Different systems also need different amounts of back-end hardware to control them. Small dome systems might only need one or two very powerful computers, while multi-projector arrays might require several racks of servers. In addition to the hardware needed for the graphics, you may also need many additional computers and components to manage audio, and for any other automation integration of lights and other effects in your theater. As mentioned in earlier chapters, larger systems also have special power and HVAC needs that will have to be accounted for.


Production hardware is another thing to keep in mind. Even if your system has a robust realtime system allowing you to create and recreate shows with relative ease, you may not want to use up premium presentation time for production. A good solution is to have another copy of the system’s software on a computer outside the dome to do this production on.

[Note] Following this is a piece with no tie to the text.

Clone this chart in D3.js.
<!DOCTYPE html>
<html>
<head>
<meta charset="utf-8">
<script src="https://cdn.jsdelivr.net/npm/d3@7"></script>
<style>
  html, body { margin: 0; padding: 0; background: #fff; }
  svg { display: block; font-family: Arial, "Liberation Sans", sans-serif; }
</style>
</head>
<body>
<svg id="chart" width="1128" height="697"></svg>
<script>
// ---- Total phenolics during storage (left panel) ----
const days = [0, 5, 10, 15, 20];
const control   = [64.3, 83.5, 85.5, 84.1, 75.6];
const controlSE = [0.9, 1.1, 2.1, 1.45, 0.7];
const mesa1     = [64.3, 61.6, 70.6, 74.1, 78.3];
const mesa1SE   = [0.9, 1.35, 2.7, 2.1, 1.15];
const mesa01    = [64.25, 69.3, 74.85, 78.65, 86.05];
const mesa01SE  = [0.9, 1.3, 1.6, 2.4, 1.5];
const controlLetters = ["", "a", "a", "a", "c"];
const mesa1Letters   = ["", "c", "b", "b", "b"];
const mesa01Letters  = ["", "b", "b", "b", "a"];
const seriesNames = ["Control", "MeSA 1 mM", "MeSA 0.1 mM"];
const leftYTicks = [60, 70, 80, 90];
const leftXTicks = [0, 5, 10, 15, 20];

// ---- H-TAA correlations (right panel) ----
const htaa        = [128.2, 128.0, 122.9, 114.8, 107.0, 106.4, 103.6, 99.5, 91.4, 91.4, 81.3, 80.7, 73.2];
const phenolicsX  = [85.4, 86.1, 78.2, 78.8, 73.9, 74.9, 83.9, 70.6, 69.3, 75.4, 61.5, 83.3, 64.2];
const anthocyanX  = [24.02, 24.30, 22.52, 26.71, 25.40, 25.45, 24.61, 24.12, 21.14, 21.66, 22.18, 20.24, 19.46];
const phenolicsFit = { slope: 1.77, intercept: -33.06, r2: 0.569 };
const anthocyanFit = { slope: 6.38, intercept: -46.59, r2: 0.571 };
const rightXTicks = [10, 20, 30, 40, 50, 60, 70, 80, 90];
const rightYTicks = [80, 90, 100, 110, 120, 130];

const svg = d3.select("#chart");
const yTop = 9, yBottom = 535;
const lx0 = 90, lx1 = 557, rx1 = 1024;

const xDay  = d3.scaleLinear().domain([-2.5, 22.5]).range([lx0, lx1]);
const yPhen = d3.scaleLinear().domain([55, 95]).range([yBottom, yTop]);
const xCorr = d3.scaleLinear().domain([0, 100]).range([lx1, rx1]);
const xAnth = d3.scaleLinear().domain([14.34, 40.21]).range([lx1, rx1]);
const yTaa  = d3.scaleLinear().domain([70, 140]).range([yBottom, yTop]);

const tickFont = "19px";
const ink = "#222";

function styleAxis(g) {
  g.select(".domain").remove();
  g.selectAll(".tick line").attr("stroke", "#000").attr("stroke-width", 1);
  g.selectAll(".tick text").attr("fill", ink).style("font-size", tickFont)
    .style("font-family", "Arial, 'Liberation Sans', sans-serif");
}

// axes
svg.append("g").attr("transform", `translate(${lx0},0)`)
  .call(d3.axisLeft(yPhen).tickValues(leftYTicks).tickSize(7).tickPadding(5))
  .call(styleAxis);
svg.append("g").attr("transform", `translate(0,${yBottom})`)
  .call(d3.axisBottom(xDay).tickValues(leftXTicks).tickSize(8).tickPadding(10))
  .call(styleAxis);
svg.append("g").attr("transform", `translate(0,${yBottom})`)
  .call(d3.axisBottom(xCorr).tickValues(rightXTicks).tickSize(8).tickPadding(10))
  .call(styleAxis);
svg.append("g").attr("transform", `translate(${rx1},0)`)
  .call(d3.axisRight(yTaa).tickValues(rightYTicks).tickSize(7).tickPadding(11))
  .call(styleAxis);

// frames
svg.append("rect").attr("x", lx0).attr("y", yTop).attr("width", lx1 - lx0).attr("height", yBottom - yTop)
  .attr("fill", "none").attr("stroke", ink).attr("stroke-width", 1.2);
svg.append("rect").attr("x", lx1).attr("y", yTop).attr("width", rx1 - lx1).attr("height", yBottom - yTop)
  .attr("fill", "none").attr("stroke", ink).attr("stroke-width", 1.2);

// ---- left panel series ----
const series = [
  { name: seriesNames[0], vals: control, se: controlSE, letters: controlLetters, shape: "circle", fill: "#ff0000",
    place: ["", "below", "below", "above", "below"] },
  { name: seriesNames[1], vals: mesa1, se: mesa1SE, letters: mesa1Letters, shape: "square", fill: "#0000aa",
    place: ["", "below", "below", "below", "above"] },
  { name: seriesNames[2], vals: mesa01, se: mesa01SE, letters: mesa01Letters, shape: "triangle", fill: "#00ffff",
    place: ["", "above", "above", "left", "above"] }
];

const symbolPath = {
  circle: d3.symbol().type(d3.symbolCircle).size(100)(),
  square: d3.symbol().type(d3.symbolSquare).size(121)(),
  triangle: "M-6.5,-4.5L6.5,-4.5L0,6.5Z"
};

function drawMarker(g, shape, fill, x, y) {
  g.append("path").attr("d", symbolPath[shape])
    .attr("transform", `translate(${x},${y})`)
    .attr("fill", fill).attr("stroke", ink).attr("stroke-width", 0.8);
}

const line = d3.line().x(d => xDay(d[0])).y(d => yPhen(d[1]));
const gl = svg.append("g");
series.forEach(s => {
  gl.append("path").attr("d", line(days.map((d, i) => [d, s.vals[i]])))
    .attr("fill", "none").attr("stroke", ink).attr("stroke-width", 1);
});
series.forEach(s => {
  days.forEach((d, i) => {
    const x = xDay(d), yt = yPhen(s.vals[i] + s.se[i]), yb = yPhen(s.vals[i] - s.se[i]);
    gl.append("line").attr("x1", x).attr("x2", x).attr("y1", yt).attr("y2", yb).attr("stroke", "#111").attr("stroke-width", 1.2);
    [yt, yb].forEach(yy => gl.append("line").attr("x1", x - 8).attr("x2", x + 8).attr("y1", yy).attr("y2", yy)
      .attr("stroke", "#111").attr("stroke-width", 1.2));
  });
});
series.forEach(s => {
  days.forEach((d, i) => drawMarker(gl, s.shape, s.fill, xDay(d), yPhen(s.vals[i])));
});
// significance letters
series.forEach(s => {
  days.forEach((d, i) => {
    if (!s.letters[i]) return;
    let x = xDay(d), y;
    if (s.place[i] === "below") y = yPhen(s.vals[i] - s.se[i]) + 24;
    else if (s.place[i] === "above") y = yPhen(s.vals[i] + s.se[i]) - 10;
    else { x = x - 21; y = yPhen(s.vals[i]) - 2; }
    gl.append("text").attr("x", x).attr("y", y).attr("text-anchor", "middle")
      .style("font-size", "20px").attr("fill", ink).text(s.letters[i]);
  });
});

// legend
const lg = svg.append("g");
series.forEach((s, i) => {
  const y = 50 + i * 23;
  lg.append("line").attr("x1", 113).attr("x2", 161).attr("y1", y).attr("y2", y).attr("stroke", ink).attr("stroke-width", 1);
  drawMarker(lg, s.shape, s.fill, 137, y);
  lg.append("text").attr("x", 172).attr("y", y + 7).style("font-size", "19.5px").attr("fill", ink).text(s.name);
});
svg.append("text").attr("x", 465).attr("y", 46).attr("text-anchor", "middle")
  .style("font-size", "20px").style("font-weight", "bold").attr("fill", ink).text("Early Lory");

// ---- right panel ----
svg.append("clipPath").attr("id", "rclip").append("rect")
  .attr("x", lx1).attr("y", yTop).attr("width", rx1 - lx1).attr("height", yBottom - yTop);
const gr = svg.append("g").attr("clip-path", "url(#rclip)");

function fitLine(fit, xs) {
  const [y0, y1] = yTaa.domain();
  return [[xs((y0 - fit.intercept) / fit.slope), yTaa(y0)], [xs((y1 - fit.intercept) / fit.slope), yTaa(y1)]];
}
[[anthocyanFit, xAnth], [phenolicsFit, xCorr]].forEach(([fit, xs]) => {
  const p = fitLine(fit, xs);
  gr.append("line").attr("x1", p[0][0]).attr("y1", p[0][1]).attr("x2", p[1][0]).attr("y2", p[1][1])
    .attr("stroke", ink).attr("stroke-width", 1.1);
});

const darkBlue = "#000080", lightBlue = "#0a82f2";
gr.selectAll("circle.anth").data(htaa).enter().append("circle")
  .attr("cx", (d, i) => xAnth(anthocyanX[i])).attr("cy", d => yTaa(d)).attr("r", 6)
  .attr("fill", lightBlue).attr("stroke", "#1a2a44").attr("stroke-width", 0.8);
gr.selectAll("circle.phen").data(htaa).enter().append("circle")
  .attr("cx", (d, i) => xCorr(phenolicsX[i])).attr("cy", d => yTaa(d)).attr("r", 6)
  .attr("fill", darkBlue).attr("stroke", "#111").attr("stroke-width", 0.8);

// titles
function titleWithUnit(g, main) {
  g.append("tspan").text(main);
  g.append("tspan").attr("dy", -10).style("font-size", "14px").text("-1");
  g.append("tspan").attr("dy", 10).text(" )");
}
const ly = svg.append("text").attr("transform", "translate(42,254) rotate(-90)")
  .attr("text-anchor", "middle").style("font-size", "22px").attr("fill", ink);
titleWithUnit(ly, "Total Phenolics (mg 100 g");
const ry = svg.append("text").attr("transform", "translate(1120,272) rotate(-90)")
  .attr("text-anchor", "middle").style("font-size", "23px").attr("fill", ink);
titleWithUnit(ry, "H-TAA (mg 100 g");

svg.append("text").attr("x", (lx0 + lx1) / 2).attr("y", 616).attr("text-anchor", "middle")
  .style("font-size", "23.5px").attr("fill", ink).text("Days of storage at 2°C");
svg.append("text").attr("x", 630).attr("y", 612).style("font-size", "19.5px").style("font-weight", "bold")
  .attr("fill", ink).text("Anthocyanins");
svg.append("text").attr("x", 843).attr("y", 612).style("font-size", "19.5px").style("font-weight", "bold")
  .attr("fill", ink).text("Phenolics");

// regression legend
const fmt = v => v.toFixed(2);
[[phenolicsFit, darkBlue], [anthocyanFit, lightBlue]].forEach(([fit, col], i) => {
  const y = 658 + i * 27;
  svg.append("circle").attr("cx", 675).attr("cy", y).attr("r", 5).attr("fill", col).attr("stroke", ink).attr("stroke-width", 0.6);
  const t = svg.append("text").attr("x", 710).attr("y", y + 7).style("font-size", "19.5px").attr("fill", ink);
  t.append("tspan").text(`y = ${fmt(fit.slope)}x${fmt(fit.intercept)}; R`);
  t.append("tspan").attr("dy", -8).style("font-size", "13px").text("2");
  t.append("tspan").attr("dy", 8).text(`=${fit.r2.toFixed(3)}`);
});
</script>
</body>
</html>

Generating pre-rendered fulldome animations can be totally different: rather than being done with the planetarium software, this is often done with traditional 3D and video production software. While it will also require powerful computers for this work to be done, the software is not specific to any given planetarium system.

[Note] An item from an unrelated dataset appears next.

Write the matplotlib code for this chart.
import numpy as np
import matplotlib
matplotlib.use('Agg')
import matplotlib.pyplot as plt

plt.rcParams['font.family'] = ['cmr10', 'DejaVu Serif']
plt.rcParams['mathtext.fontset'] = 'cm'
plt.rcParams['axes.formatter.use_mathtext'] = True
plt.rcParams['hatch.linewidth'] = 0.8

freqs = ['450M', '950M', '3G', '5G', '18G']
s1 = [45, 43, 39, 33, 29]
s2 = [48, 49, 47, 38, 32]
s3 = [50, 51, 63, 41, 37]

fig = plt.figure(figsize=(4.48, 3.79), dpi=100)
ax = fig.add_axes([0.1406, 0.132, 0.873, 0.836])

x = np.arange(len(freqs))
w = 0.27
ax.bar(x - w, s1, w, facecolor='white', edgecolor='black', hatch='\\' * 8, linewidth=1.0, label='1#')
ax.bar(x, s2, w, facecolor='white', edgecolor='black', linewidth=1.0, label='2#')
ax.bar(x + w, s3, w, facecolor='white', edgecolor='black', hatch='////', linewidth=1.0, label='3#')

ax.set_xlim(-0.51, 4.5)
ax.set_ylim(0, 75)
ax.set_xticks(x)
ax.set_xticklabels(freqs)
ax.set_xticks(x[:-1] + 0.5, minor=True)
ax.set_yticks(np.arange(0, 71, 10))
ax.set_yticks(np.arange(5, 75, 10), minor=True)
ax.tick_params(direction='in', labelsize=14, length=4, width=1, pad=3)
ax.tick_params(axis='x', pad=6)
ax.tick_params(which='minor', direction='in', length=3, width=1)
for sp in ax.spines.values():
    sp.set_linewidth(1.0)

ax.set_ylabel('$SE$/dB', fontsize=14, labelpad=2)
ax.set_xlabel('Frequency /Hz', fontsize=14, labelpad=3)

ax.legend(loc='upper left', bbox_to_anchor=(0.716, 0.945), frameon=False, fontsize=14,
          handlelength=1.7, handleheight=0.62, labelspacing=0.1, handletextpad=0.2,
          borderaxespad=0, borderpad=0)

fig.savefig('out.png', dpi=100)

What you need for production hardware, and how powerful it needs to be, will depend on what you intend to produce.




It can help, as you begin this process, to develop a clear idea of what topics you cover in a presentation. Make a list. Then make a list of what you’d like to be able to do. As you research, speak with vendors about the items on your lis,t and find the one that works best for you.


This all might sound intimidating, and it can be, but it’s worth it to make sure you end up with a product that is satisfactory. More work now will avoid headaches and difficulties down the line. It’s also good to have a clear idea ahead of time, so you can better explain to administrators and donors what your preferences are and why.